[AVAILABLE DATA start]

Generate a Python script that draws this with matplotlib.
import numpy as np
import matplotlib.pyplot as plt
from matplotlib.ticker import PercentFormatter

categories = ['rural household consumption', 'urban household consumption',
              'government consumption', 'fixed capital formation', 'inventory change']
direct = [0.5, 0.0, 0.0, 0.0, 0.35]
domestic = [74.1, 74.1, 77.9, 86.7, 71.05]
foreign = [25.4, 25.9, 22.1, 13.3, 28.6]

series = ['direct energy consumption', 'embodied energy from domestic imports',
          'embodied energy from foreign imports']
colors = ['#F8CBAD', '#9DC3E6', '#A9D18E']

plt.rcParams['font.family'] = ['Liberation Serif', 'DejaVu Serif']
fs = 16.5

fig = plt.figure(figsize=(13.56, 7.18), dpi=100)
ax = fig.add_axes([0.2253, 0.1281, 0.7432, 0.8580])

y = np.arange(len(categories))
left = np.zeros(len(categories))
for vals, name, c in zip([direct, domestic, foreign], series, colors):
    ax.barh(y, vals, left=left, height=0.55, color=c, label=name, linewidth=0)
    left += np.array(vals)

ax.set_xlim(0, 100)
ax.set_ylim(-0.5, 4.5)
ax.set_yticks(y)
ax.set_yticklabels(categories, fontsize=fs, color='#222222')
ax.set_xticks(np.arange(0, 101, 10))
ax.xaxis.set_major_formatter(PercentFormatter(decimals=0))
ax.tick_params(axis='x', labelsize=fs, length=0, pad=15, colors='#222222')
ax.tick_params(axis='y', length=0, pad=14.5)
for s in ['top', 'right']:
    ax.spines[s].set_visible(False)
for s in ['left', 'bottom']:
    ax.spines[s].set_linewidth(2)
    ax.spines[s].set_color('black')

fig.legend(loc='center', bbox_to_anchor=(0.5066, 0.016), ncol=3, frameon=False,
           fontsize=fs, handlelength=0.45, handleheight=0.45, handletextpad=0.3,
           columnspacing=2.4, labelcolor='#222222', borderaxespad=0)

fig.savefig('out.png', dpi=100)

[AVAILABLE DATA end]
[AVAILABLE DATA start]

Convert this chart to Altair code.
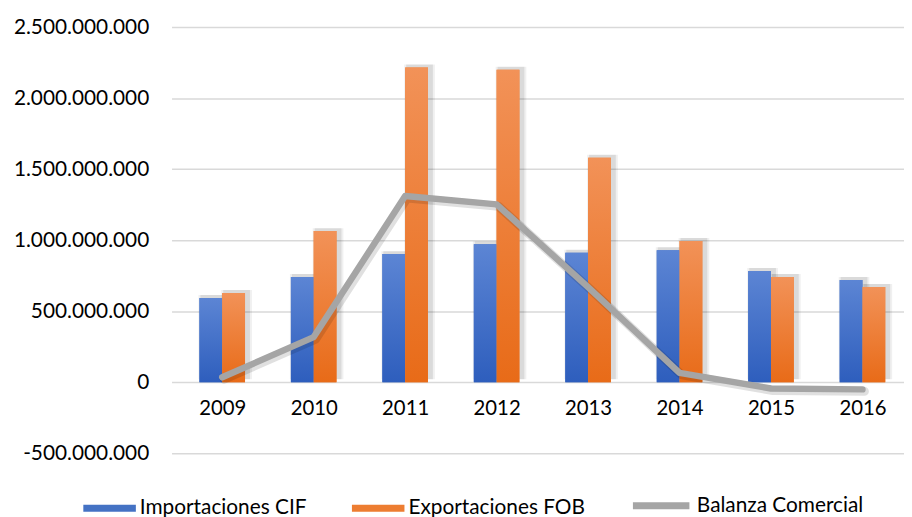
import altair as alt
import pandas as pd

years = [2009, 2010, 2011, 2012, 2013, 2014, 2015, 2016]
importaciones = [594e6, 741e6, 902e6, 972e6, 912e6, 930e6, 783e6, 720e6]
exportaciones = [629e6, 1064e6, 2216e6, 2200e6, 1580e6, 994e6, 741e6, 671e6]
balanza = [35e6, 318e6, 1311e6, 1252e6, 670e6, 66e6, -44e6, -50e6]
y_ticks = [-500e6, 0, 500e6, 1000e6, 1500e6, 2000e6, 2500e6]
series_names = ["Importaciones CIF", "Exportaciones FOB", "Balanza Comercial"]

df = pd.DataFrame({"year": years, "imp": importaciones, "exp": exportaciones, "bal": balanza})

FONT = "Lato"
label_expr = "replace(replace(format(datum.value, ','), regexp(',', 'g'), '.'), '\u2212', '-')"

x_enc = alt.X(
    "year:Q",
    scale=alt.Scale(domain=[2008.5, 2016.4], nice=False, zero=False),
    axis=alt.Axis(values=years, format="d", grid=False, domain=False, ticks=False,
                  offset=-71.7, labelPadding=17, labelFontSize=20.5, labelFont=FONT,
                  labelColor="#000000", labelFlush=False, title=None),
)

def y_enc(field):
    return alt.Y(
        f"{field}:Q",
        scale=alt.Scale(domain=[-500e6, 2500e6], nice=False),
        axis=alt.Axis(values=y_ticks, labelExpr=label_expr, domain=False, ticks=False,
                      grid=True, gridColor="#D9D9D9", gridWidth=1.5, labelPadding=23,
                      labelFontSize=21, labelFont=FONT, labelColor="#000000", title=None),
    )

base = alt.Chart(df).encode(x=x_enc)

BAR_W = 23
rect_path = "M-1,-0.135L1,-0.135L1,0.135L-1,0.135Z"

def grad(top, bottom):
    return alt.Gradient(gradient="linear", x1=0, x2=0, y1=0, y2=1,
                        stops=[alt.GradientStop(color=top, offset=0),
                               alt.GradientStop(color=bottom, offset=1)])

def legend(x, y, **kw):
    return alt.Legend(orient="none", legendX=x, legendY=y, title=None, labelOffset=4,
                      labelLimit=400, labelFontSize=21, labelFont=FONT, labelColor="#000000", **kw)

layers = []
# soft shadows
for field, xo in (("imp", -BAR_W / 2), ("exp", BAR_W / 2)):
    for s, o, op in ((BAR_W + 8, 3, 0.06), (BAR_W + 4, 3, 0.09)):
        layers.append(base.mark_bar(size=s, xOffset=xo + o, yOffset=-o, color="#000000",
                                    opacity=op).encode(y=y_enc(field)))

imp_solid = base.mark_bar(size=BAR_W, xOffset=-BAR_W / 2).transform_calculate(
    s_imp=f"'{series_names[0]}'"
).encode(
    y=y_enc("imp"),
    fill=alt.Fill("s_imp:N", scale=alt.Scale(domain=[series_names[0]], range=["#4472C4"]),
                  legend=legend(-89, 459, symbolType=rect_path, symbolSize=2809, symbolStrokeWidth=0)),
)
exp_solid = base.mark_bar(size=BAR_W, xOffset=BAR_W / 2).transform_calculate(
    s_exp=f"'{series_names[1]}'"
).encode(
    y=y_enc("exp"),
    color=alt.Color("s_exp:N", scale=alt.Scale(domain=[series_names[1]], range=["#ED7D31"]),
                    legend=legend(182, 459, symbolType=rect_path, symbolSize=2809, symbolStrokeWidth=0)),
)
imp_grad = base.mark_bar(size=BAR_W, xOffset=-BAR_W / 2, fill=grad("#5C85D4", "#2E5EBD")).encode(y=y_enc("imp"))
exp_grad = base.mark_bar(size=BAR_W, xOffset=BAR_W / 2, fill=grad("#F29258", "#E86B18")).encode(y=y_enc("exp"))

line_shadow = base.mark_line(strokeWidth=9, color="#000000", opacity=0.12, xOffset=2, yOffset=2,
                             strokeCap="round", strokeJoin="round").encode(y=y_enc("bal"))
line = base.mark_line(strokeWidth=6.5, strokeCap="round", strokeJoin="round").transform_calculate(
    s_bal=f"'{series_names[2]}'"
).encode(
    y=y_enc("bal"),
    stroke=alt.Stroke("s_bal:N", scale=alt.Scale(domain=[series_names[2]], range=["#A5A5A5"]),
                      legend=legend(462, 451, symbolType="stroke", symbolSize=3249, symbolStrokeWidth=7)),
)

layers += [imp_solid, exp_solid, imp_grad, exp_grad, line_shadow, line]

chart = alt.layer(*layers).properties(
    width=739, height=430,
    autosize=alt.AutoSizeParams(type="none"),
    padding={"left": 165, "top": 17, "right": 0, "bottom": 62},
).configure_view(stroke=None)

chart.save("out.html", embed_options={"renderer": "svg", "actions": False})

[AVAILABLE DATA end]

* _GIVEN REQUEST_
Look over the records above and copy each line that includes the string "matplotlib".

* _TASK SOLUTION_
Generate a Python script that draws this with matplotlib.
import matplotlib.pyplot as plt
from matplotlib.ticker import PercentFormatter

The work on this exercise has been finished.